The morning of October 29, 2018 saw chaos on the ITPL main road at Whitefield in Bengaluru, when the Gas Authority of India Ltd. (GAIL) natural gas pipeline sprung a leak in front of Decathlon during BMRCL operations. The Bengaluru Traffic Police tweeted that the traffic had been diverted to accommodate the repair teams. By 10 am, it was announced by the GAIL DGM Operations, Senthil Kumar that the leak was plugged. While there was a lot of talk about the traffic situation it caused, the accident raises several questions about safety and more importantly about what lies below Bangalore’s roads.
P Murugeshan, Executive Director, GAIL India Ltd, told this reporter that the leak was identified at around 7 am on Monday. “We have patrol teams in the area and they identified the leak because the methane, which in its pure form is an odourless gas, has been odorised. The team was strengthened with more experts rushing to the spot. The valve was isolated and vented immediately through the District Regulating Station (DRS) that was close by and the leak was plugged,” said the official.
AK Mathur, Executive Director, Whitefield -Byappanahalli stretch, BMRCL told this reporter that leak was identified at around five in the morning and the GAIL team immediately worked towards plugging the leak to ensure that disaster did not ensue.
Why wasn’t Metro aware of the gas pipeline?
The damaged distribution line which is a part of the mainline of Piped Natural Gas (PNG) from Dabhol to Bangalore running in a 30 km stretch between K R Puram and Hoskote covering areas around ITPL and beyond. The pipes are usually laid at a depth of 1.2 meters under the road. But this line ran about 3 meters below the road. “Since we do trench-less laying of pipes, this has gone a little deeper. But with regard to safety, the deeper the line is, the safer it stays because it doesn’t come in contact with anybody. However if the BMRCL had asked us, we would have told them there was a pipe there,” said Murugeshan.
Bangalore Metro Rail Corporation Ltd (BMRCL) however defended themselves. “Usually before we undertake any work on a stretch, we do ‘trenching’. It is done once before the Tendering and then the contractor does a second round a couple of months before he starts work. Trenching basically is about mapping all the utilities under the road stretch. We go as deep as 2.5 meters, find out what utilities exist under there, get in touch with the corresponding departments, reroute them as needed. In this case, the pipe was at a depth of about 3.1 meters and at the centre of the road. Every other stretch where there has been GAIL pipeline, they were laid on the side of the roads. We have no idea how this line made it to the centre of the road.” says Mathur.
The BMRCL official also added that despite all the precaution they take to map the utilities, since there is no centralised database for the networks, there are always surprises. “Sometimes even when we have the maps of the utilities network, they don’t match, because they aren’t updated to reflect new additions or rerouting” says Mathur.

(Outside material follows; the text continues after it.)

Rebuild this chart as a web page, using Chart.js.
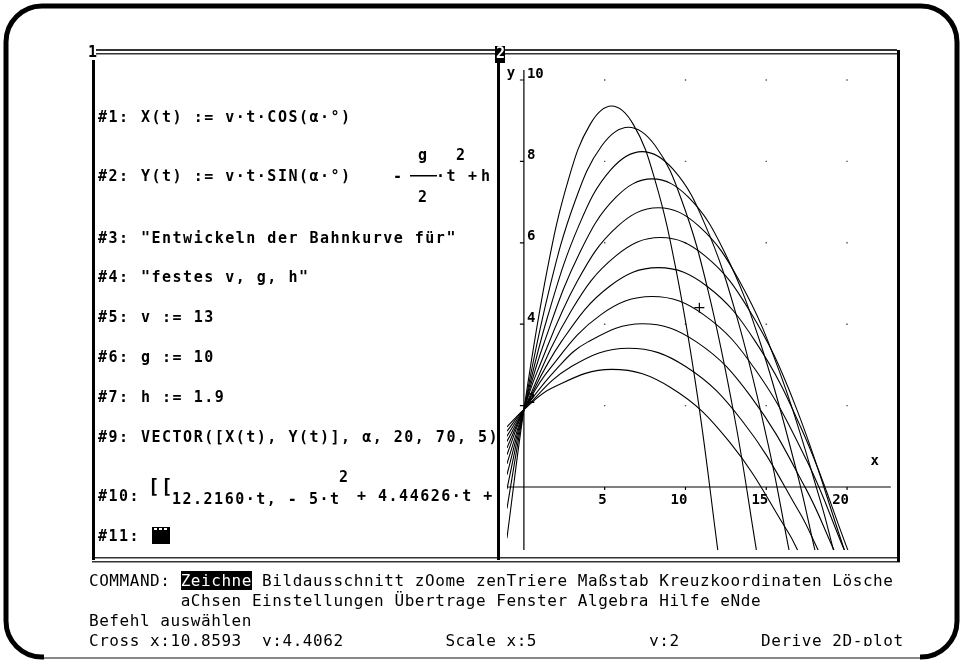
<!DOCTYPE html>
<html>
<head>
<meta charset="utf-8">
<script src="https://cdn.jsdelivr.net/npm/chart.js@4.4.1/dist/chart.umd.min.js"></script>
<style>
  body { margin: 0; background: #fff; width: 964px; height: 664px; position: relative; overflow: hidden; }
  canvas { position: absolute; }
  .alg { position: absolute; white-space: pre; font: bold 15px "DejaVu Sans Mono", monospace; letter-spacing: 1.5px; line-height: 15px; color: #000; }
  .cmd { position: absolute; white-space: pre; font: 16px "DejaVu Sans Mono", monospace; letter-spacing: 0.55px; line-height: 16px; color: #000; }
  .hi { background: #000; color: #fff; }
</style>
</head>
<body>
<canvas id="frame" width="964" height="664" style="left:0;top:0"></canvas>
<canvas id="plot" width="397" height="506" style="left:500px;top:52px"></canvas>
<div id="status" style="position:absolute;left:0;top:633px;width:964px;height:13px;overflow:hidden"></div>
<script>
// Bahnkurven fuer alpha = 20..70 (Schritt 5), v = 13, g = 10, h = 1.9
const angles = [20, 25, 30, 35, 40, 45, 50, 55, 60, 65, 70];

const x20 = [-1.05, 0, 1.77, 5.43, 9.10, 12.76, 16.43, 16.94];
const y20 = [1.48, 1.9, 2.44, 2.89, 2.44, 1.09, -1.16, -1.55];
const x25 = [-1.05, 0, 2.94, 6.47, 10.01, 13.54, 17.08, 18.21];
const y25 = [1.37, 1.9, 2.96, 3.41, 2.96, 1.61, -0.64, -1.55];
const x30 = [-1.05, 0, 1.97, 3.94, 7.32, 10.70, 14.07, 17.45, 19.19];
const y30 = [1.25, 1.9, 2.88, 3.56, 4.01, 3.56, 2.21, -0.04, -1.55];
const x35 = [-1.05, 0, 1.55, 4.75, 7.94, 11.14, 14.33, 17.53, 19.83];
const y35 = [1.12, 1.9, 2.88, 4.23, 4.68, 4.23, 2.88, 0.63, -1.55];
const x40 = [-1.05, 0, 2.35, 5.33, 8.32, 11.31, 14.30, 17.28, 20.05];
const y40 = [0.96, 1.9, 3.59, 4.94, 5.39, 4.94, 3.59, 1.34, -1.55];
const x45 = [-1.05, 0, 2.93, 5.69, 8.45, 11.21, 13.97, 16.72, 19.84];
const y45 = [0.79, 1.9, 4.33, 5.68, 6.13, 5.68, 4.33, 2.08, -1.55];
const x50 = [-1.05, 0, 0.80, 3.31, 5.81, 8.32, 10.83, 13.34, 15.84, 18.35, 19.16];
const y50 = [0.57, 1.9, 2.81, 5.06, 6.41, 6.86, 6.41, 5.06, 2.81, -0.34, -1.55];
const x55 = [-1.05, 0, 1.23, 3.47, 5.70, 7.94, 10.18, 12.42, 14.65, 16.89, 18.01];
const y55 = [0.30, 1.9, 3.52, 5.77, 7.12, 7.57, 7.12, 5.77, 3.52, 0.37, -1.55];
const x60 = [-1.05, 0, 1.47, 3.42, 5.37, 7.32, 9.27, 11.22, 13.17, 15.12, 16.41];
const y60 = [-0.05, 1.9, 4.19, 6.44, 7.79, 8.24, 7.79, 6.44, 4.19, 1.04, -1.55];
const x65 = [-1.05, 0, 1.53, 3.18, 4.83, 6.47, 8.12, 9.77, 11.42, 13.07, 14.39];
const y65 = [-0.53, 1.9, 4.79, 7.04, 8.39, 8.84, 8.39, 7.04, 4.79, 1.64, -1.55];
const x70 = [-1.05, 0, 1.43, 2.76, 4.10, 5.43, 6.77, 8.10, 9.43, 10.77, 12.00];
const y70 = [-1.26, 1.9, 5.31, 7.56, 8.91, 9.36, 8.91, 7.56, 5.31, 2.16, -1.55];

const xTicks = [5, 10, 15, 20];
const yTicks = [2, 4, 6, 8, 10];
const crossX = 10.8593;
const crossY = 4.4062;

const bahnen = [[x20, y20], [x25, y25], [x30, y30], [x35, y35], [x40, y40], [x45, y45],
                [x50, y50], [x55, y55], [x60, y60], [x65, y65], [x70, y70]];

// --- Rahmen (Derive-Fenster) ---
const f = document.getElementById('frame').getContext('2d');
f.lineWidth = 5;
f.strokeStyle = '#000';
f.beginPath();
f.roundRect(6, 6, 951, 651, 36);
f.stroke();
f.fillStyle = '#fff';
f.fillRect(44, 652, 876, 10);
f.fillStyle = '#888';
f.fillRect(44, 657, 876, 2);
f.fillStyle = '#333';
f.fillRect(96, 49, 801, 2);
f.fillRect(96, 53, 801, 1.5);
f.fillRect(92, 557, 808, 1.5);
f.fillRect(92, 561, 808, 1.5);
f.fillStyle = '#000';
f.fillRect(92, 60, 3, 500);
f.fillRect(497, 60, 3, 500);
f.fillRect(897, 50, 3, 512);
f.fillRect(495, 46, 10, 17);
f.font = 'bold 15px "DejaVu Sans Mono"';
f.textBaseline = 'middle';
f.fillText('1', 88, 53);
f.fillStyle = '#fff';
f.fillText('2', 496, 54);
f.fillStyle = '#000';
f.fillRect(410, 175, 27, 1.5);        // Bruchstrich in #2
f.fillRect(152, 527, 18, 17);        // Cursor #11
f.fillStyle = '#fff';
[154, 159, 164].forEach(px => f.fillRect(px, 528, 3, 2));

// --- Algebra-Fenster ---
function put(s, x, yc, cls, size, parent) {
  const d = document.createElement('div');
  d.className = cls;
  d.textContent = s;
  if (size) { d.style.fontSize = size + 'px'; d.style.lineHeight = size + 'px'; }
  d.style.left = x + 'px';
  d.style.top = (yc - 0.48 * (size || (cls === 'cmd' ? 16 : 15))) + 'px';
  (parent || document.body).appendChild(d);
  return d;
}
put('#1:', 98, 117, 'alg');  put('X(t) := v·t·COS(α·°)', 141, 117, 'alg');
put('#2:', 98, 176, 'alg');  put('Y(t) := v·t·SIN(α·°)', 141, 176, 'alg');
put('-', 393, 176, 'alg');
put('g', 418, 155, 'alg');   put('2', 418, 197, 'alg');
put('·t', 436, 176, 'alg');  put('2', 456, 155, 'alg');
put('+', 468, 176, 'alg');   put('h', 481, 176, 'alg');
put('#3:', 98, 238, 'alg');  put('"Entwickeln der Bahnkurve für"', 141, 238, 'alg');
put('#4:', 98, 277, 'alg');  put('"festes v, g, h"', 141, 277, 'alg');
put('#5:', 98, 317, 'alg');  put('v := 13', 141, 317, 'alg');
put('#6:', 98, 357, 'alg');  put('g := 10', 141, 357, 'alg');
put('#7:', 98, 397, 'alg');  put('h := 1.9', 141, 397, 'alg');
put('#9:', 98, 437, 'alg');  put('VECTOR([X(t), Y(t)], α, 20, 70, 5)', 141, 437, 'alg');
put('#10:', 98, 496, 'alg'); put('[[', 148, 486, 'alg', 19);
put('12.2160·t, - 5·t', 172, 499, 'alg'); put('2', 339, 477, 'alg');
put('+ 4.44626·t +', 357, 496, 'alg');
put('#11:', 98, 536, 'alg');

// --- Befehlszeilen ---
const cmd1 = put('COMMAND: ', 89, 581, 'cmd');
const hi = document.createElement('span'); hi.className = 'hi'; hi.textContent = 'Zeichne';
cmd1.appendChild(hi);
cmd1.appendChild(document.createTextNode(' Bildausschnitt zOome zenTriere Maßstab Kreuzkoordinaten Lösche'));
put('         aChsen Einstellungen Übertrage Fenster Algebra Hilfe eNde', 89, 601, 'cmd');
put('Befehl auswählen', 89, 621, 'cmd');
put('Cross x:' + crossX + '  y:' + crossY + '          Scale x:' + xTicks[0] +
    '           y:' + yTicks[0] + '        Derive 2D-plot', 89, 8, 'cmd', 0, document.getElementById('status'));

// --- Achsen durch den Ursprung ---
const axesPlugin = {
  id: 'deriveAxes',
  beforeDatasetsDraw(chart) {
    const { ctx, chartArea: a, scales: { x, y } } = chart;
    const x0 = x.getPixelForValue(0), y0 = y.getPixelForValue(0);
    ctx.save();
    ctx.strokeStyle = '#000';
    ctx.lineWidth = 1.2;
    ctx.beginPath();
    ctx.moveTo(a.left, y0); ctx.lineTo(a.right, y0);
    ctx.moveTo(x0, a.top); ctx.lineTo(x0, a.bottom);
    xTicks.forEach(v => { const p = x.getPixelForValue(v); ctx.moveTo(p, y0); ctx.lineTo(p, y0 + 3); });
    yTicks.forEach(v => { const p = y.getPixelForValue(v); ctx.moveTo(x0 - 4, p); ctx.lineTo(x0, p); });
    ctx.stroke();
    ctx.fillStyle = '#000';
    ctx.font = 'bold 14px "DejaVu Sans Mono"';
    ctx.textBaseline = 'middle';
    ctx.textAlign = 'right';
    xTicks.forEach(v => ctx.fillText(String(v), x.getPixelForValue(v) + 2, y0 + 13));
    ctx.textAlign = 'left';
    yTicks.forEach(v => ctx.fillText(String(v), x0 + 3, y.getPixelForValue(v) - 6));
    ctx.textAlign = 'center';
    ctx.fillText('y', x0 - 13, y.getPixelForValue(10) - 7);
    ctx.fillText('x', a.right - 16, y0 - 26);
    ctx.restore();
  }
};

const gridDots = [];
xTicks.forEach(gx => yTicks.forEach(gy => gridDots.push({ x: gx, y: gy })));

const datasets = bahnen.map(([xs, ys], i) => ({
  label: 'α = ' + angles[i] + '°',
  data: xs.map((v, k) => ({ x: v, y: ys[k] })),
  borderColor: '#000',
  borderWidth: 1.1,
  pointRadius: 0,
  tension: 0.4,
  fill: false
}));
datasets.push({
  label: 'Raster',
  data: gridDots,
  showLine: false,
  pointStyle: 'rect',
  pointRadius: 1,
  backgroundColor: '#555',
  borderWidth: 0
});
datasets.push({
  label: 'Cross',
  data: [{ x: crossX, y: crossY }],
  showLine: false,
  pointStyle: 'cross',
  pointRadius: 5,
  borderColor: '#000',
  borderWidth: 1.2
});

new Chart(document.getElementById('plot').getContext('2d'), {
  type: 'line',
  data: { datasets },
  plugins: [axesPlugin],
  options: {
    responsive: false,
    animation: false,
    devicePixelRatio: 1,
    layout: { padding: { left: 7, right: 4, top: 18, bottom: 8 } },
    elements: { line: { capBezierPoints: false } },
    scales: {
      x: { type: 'linear', min: -1.046, max: 22.708, display: false },
      y: { type: 'linear', min: -1.548, max: 10.246, display: false }
    },
    plugins: { legend: { display: false }, tooltip: { enabled: false } }
  }
});
</script>
</body>
</html>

There have been other examples of minor gas leaks in the GAIL pipeline in Sarjapur Road, but they never hit the headlines so far.
What is this pipeline and how safe is it?
The Dabhol – Bangalore Piped Natural Gas (PNG) runs through two states of Maharashtra and Karnataka for about 1,386km and connects South India to the national gas grid. It was commissioned in 2013 during the 8th Asia Gas Partnership Summit (AGPS). The damaged pipe is a distribution line that is part of the City Gas Distribution (CGD) Project to supply Piped Natural Gas (PNG) to replace the more expensive LPG. Methane which is main component of the PNG is highly inflammable and used in cooking and heating needs. The CGD is five year project, the first year seeing supply to ITPL and OBCL, Peenya, Kamalanagar, Hennur, BEL, BHEL, HSR Layout, Jindal and IISc.
What are the safety precautions and protocols? The pipeline is monitored online through pressure sensors to keep a check on leaks. The mainline pipe running through the Outer Ring Road is 18 inches wide and made of steel. The 5 inch pipes that pass through residential area is made of Medium density polyethylene. The pressure of gas which is 19 bar on the steel pipe that passes through ORR, is reduced to 4 bar when it passes through MDP pipe. This will be further regulated and reduced to 21 millibar when it enters the kitchens and it is safe enough. All the pipes except the one that enters the kitchen will be underground and safely guarded with protective structures.